Less than an hour’s metro ride from Seoul, the tourist park at Imjingak, on South Korea’s side of the border, is a carnival atmosphere. The main attraction – looking over the Imjin river that separates the two Koreas using high powered binoculars for the cost of just a few won. While many days are foggy, if you look closely enough, you can see guard towers on the other side – which most likely have guns pointed on the other side in case of a border skirmish.

The place is a much different atmosphere from the DMZ, where both side are armed to the teeth. And on the South Korean side, there are no armed guards or military in the tourist park.

Being here is truly surreal – while North Koreans are brutalized and starved by their own government, South Koreans bring their kids here to eat from food stalls and run around the place. Live Ponk-chak music – Korean um-pah music that old people love – blasts through loudspeakers. Old ladies stroll around moving their shoulders and heads to the beat of the music.

While North Korea’s missile tests and threats to nuke Alaska grab headlines in the U.S., the South Koreans have lived with the threat for so long that they are used to it by now.

Kids run around, their parents spend a few won to have them look through paid binoculars to see over the river.

The park is also home of the Mangbaedan Alter, where South Koreans with relatives in the North go to perform traditional rituals and ancestral rites facing their hometowns in North Korea.

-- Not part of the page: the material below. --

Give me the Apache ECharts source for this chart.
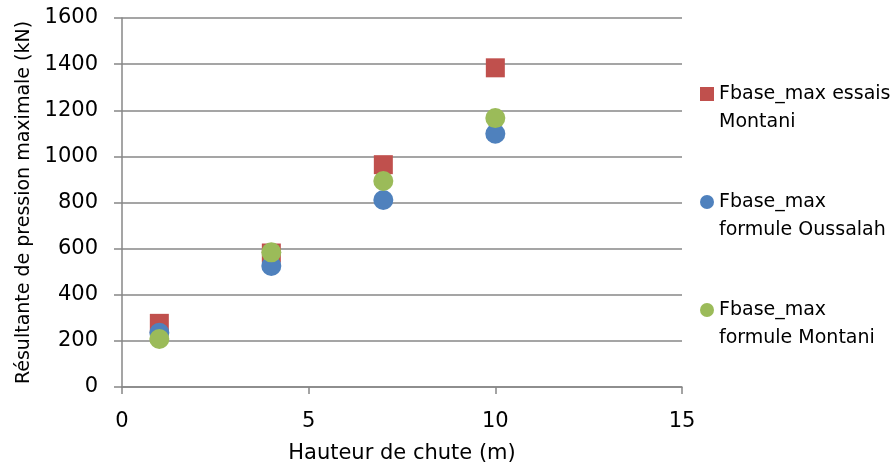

Ethnicity plays a central role in the identity of both North and South. The concept of being a “pure-blooded” Korean is strong on both sides – even though, lets face it, Koreans share the same genes as many other nationalities in the region, just like most other nations of the world.

Still, many on both sides of the border long for the day that the two are unified, particular elderly Koreans who left family back in North Korea in the chaos of the Korean War.